據盧詩瀚介紹,“由於此前許多擅長文字內容創作的博主並不具備圖片製作、視頻剪輯等能力,於是他們招募了專門的人員,最終卻導致營收下降’老闆為員工打工’,但隨著生成式AI帶來的文生圖、視頻等能力湧現,許多營收不高的自媒體團隊,開始考慮壓縮成本。”
親身參與了全國多場數字治理論壇後,徐彬聽到並見證了大量生成式AI對數字創作者影響的真實故事,並據此總結了自己對於生成式AI的看法——生成式AI的出現,對於內容行業的顛覆是“海嘯式”的,尤其在海報創作、文創等數字創作領域,一些地方性稀缺性較低的數字創作者們,普遍感受到了“碾壓式”的衝擊。

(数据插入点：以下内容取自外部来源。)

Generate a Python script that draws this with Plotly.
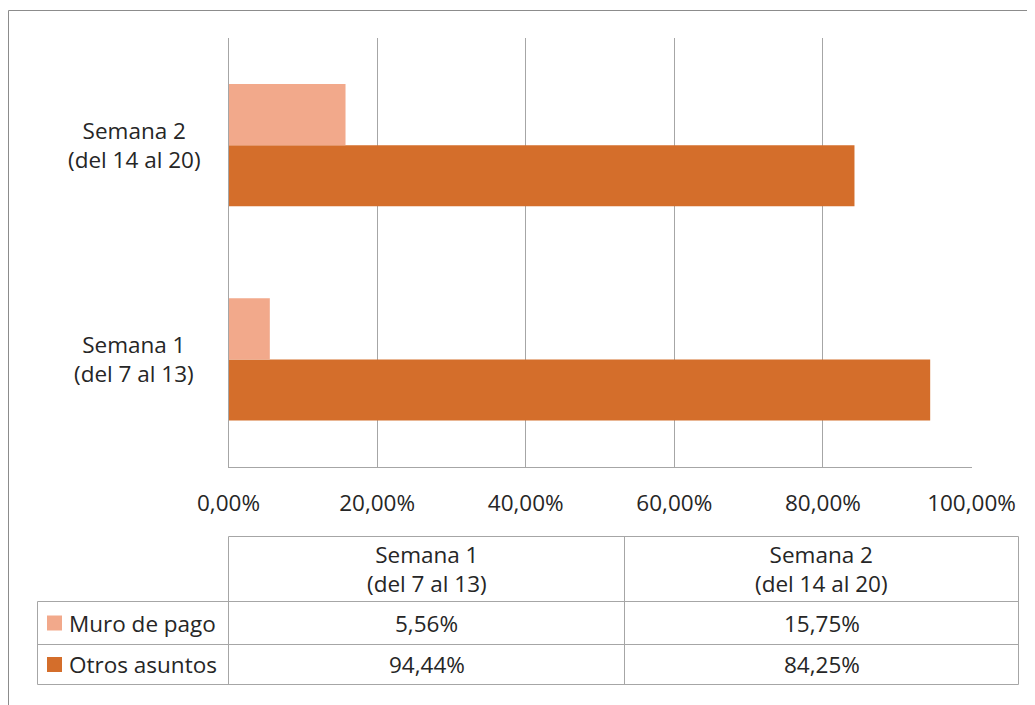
import plotly.graph_objects as go

# ---- data ----
categories = ["Semana 1<br>(del 7 al 13)", "Semana 2<br>(del 14 al 20)"]
series_names = ["Muro de pago", "Otros asuntos"]
muro_de_pago = [5.56, 15.75]
otros_asuntos = [94.44, 84.25]
x_ticks = [0, 20, 40, 60, 80, 100]
x_tick_labels = ["0,00%", "20,00%", "40,00%", "60,00%", "80,00%", "100,00%"]

colors = {"Muro de pago": "#F2A98B", "Otros asuntos": "#D46E2B"}
W, H = 1035, 705
OFF = 8  # page body margin
FONT = "Open Sans"
TXT = "#262626"
GRID = "#A6A6A6"
FS = 22.5


def X(px):
    return (px - OFF) / W


def Y(py):
    return 1 - (py - OFF) / H


fig = go.Figure()
# Otros first so it sits below Muro in each group
fig.add_trace(go.Bar(y=categories, x=otros_asuntos, orientation="h",
                     name=series_names[1], marker_color=colors["Otros asuntos"],
                     marker_line_width=0))
fig.add_trace(go.Bar(y=categories, x=muro_de_pago, orientation="h",
                     name=series_names[0], marker_color=colors["Muro de pago"],
                     marker_line_width=0))

shapes = []
annotations = []

# outer frame (continues past right/bottom edges)
shapes.append(dict(type="rect", xref="paper", yref="paper",
                   x0=X(8.5), x1=X(1060), y0=Y(730), y1=Y(10.5),
                   line=dict(color="#8C8C8C", width=1), layer="below"))

# category labels, centered
for c in categories:
    annotations.append(dict(xref="paper", yref="y", x=X(134), y=c, text=c,
                            showarrow=False, xanchor="center", yanchor="middle",
                            align="center", font=dict(family=FONT, size=FS, color=TXT)))

# ---- data table ----
col_x = [37.5, 228.5, 624.5, 1018.5]
row_y = [536.5, 601.5, 644.5, 684.5]
lc = dict(color=GRID, width=1)


def hline(x0, x1, y):
    shapes.append(dict(type="line", xref="paper", yref="paper",
                       x0=X(x0), x1=X(x1), y0=Y(y), y1=Y(y), line=lc))


def vline(x, y0, y1):
    shapes.append(dict(type="line", xref="paper", yref="paper",
                       x0=X(x), x1=X(x), y0=Y(y0), y1=Y(y1), line=lc))


hline(col_x[1], col_x[3], row_y[0])
for yy in row_y[1:]:
    hline(col_x[0], col_x[3], yy)
vline(col_x[0], row_y[1], row_y[3])
for xx in col_x[1:]:
    vline(xx, row_y[0], row_y[3])

# header
for i, c in enumerate(categories):
    cx = (col_x[i + 1] + col_x[i + 2]) / 2
    annotations.append(dict(xref="paper", yref="paper", x=X(cx),
                            y=Y((row_y[0] + row_y[1]) / 2), text=c, showarrow=False,
                            xanchor="center", yanchor="middle", align="center",
                            font=dict(family=FONT, size=FS, color=TXT)))

# rows
rows = [(series_names[0], muro_de_pago), (series_names[1], otros_asuntos)]
for r, (name, vals) in enumerate(rows):
    cy = (row_y[r + 1] + row_y[r + 2]) / 2
    # legend swatch
    shapes.append(dict(type="rect", xref="paper", yref="paper",
                       x0=X(47), x1=X(62), y0=Y(cy + 7.5), y1=Y(cy - 7.5),
                       fillcolor=colors[name], line=dict(width=0)))
    annotations.append(dict(xref="paper", yref="paper", x=X(67), y=Y(cy), text=name,
                            showarrow=False, xanchor="left", yanchor="middle",
                            font=dict(family=FONT, size=FS, color=TXT)))
    for i, v in enumerate(vals):
        cx = (col_x[i + 1] + col_x[i + 2]) / 2
        annotations.append(dict(xref="paper", yref="paper", x=X(cx), y=Y(cy),
                                text=f"{v:.2f}".replace(".", ",") + "%", showarrow=False,
                                xanchor="center", yanchor="middle",
                                font=dict(family=FONT, size=FS, color=TXT)))

fig.update_layout(
    width=W, height=H,
    margin=dict(l=0, r=0, t=0, b=0, pad=0, autoexpand=False),
    paper_bgcolor="white", plot_bgcolor="white",
    barmode="group", bargap=0.43, bargroupgap=0,
    showlegend=False,
    font=dict(family=FONT, size=FS, color=TXT),
    xaxis=dict(domain=[X(228.5), X(971.5)], range=[0, 100], tickvals=x_ticks,
               ticktext=x_tick_labels, showgrid=True, gridcolor=GRID,
               gridwidth=1, zeroline=False, showline=True, linecolor=GRID,
               linewidth=1, ticks="", ticklabelstandoff=16, automargin=False,
               tickfont=dict(family=FONT, size=FS, color=TXT), fixedrange=True),
    yaxis=dict(domain=[Y(466.5), Y(38)], type="category",
               categoryorder="array", categoryarray=categories, automargin=False,
               showticklabels=False, showgrid=False, zeroline=False,
               showline=True, linecolor=GRID, linewidth=1, ticks="", fixedrange=True),
    shapes=shapes, annotations=annotations,
)

fig.write_html("out.html")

除了佈局技術外,今年三月,小紅書將直播業務由原來歸屬於社區部旗下的二級部門,提升為一個新的獨立部門,由小紅書社區生態負責人銀時統一管理直播內容與直播電商等業務。這一舉措,被外界看作是小紅書加速擁抱商業化的轉折點。
然而,這一轉折時刻的到來,小紅書花了9年的時間,在“要社區氛圍還是要商業化”的矛盾狀態間搖擺。期間,創始人團隊“只種草不拔草”的運營策略,導致了小紅書電商業務閉環無法形成,最終只能“小紅書種草,淘寶等電商平台拔草”。
如今,小紅書的種草地位與商業化能力,也正在不斷受到質疑。淘寶、拼多多、京東已分別推出逛逛、拼小圈、種草秀等種草平台,抖音、快手乃至於知乎也開始切入種草賽道。這也間接導緻小紅書在私募市場的估值也跌去近一半,由2021年的200億美元,降至2022年的100億-160億美元間。
內部戰略的糾結與搖擺,不可避免地拖慢了小紅書商業化的節奏。如今,隨著國內互聯網平台間新一輪的“大模型”爭奪戰開啟,小紅書的挑戰,只會變得更多。